------ Dataset content

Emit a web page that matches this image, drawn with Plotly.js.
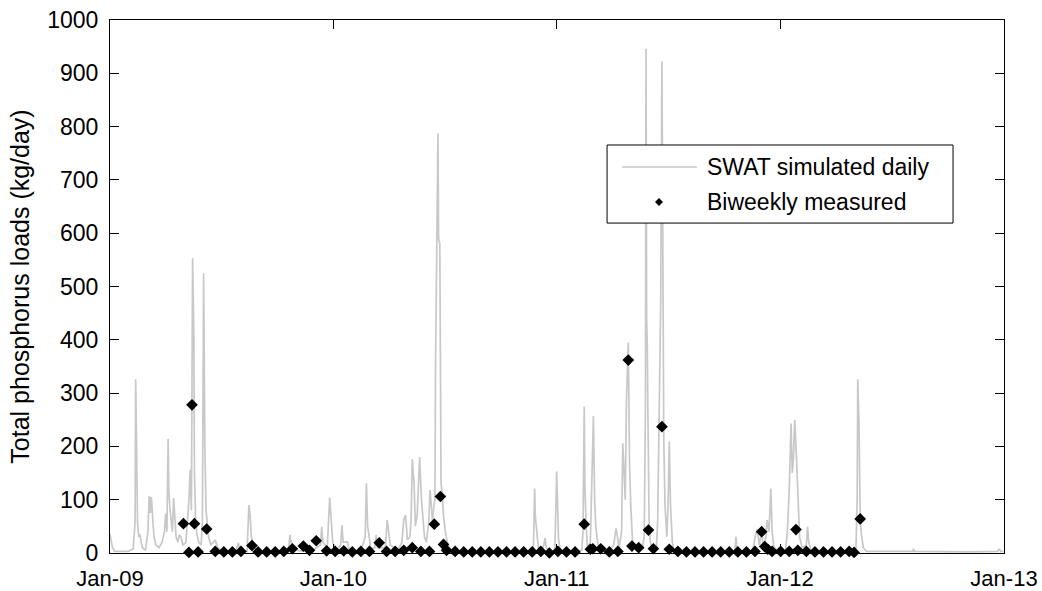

------------
------ Dataset content

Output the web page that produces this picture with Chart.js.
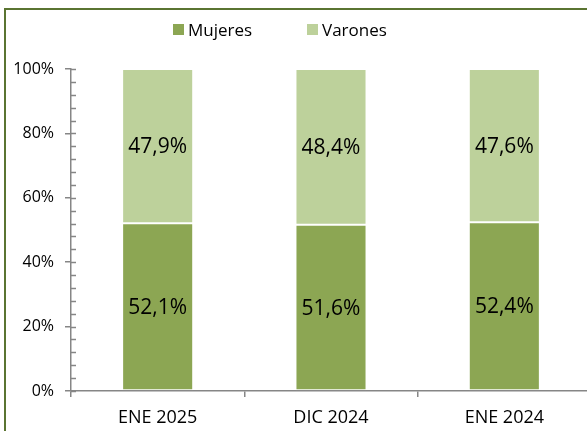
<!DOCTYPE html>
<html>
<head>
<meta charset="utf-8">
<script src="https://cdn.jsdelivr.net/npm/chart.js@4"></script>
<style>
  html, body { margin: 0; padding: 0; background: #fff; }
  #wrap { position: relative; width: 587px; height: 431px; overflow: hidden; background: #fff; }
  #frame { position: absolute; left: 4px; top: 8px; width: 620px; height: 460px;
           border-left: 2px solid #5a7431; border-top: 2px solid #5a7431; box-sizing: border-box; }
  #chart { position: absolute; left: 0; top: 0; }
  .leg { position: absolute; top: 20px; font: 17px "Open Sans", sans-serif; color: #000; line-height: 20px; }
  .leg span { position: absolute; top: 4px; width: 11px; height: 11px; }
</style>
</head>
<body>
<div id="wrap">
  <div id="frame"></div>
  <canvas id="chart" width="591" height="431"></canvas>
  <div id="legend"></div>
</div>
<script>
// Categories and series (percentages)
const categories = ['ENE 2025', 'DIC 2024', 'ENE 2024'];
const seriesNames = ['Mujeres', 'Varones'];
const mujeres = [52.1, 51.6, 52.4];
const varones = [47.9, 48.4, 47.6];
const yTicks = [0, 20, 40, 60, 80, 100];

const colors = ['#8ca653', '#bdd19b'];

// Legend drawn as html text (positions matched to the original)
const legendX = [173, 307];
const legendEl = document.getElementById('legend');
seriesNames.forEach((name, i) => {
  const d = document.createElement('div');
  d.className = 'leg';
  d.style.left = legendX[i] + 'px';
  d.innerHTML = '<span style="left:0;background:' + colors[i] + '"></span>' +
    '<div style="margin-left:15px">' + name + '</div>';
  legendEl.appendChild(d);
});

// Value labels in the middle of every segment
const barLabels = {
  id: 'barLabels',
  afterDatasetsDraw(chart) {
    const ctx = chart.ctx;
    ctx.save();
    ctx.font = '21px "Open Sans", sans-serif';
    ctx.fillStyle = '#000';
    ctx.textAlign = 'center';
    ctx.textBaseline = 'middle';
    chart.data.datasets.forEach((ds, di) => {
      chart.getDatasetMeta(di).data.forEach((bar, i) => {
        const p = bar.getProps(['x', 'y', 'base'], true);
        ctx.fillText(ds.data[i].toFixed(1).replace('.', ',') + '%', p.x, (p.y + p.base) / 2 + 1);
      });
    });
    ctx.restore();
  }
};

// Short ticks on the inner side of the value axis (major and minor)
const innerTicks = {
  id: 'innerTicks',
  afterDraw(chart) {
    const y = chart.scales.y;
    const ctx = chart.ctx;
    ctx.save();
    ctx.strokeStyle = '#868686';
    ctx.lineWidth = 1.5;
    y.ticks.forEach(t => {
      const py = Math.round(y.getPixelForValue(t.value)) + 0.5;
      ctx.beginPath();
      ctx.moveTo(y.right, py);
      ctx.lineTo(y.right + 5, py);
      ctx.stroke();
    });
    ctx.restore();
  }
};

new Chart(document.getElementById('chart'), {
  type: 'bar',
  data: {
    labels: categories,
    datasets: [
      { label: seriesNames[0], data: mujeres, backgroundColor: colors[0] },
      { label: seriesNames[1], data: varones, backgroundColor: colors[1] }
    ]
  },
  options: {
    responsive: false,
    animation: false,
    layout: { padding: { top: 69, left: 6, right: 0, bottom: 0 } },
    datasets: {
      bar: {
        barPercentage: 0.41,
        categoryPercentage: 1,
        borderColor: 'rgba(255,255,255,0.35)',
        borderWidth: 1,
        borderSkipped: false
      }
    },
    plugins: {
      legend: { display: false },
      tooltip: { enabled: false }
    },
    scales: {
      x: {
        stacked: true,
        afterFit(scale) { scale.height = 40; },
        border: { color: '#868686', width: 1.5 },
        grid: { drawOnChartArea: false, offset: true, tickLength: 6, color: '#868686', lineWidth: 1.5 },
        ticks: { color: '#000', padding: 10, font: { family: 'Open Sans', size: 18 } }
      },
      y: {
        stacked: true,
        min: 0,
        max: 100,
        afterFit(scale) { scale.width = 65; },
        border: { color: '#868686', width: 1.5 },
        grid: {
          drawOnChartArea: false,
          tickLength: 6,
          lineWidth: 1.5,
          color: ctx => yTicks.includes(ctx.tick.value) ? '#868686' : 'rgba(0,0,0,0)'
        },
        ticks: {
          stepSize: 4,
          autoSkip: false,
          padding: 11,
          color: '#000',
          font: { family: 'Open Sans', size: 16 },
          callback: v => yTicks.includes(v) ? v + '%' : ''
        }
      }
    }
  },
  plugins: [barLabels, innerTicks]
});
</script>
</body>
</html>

------------

Your task is to pick out every line with the string "this" and copy it.

__Answer in full__.
Emit a web page that matches this image, drawn with Plotly.js.
Output the web page that produces this picture with Chart.js.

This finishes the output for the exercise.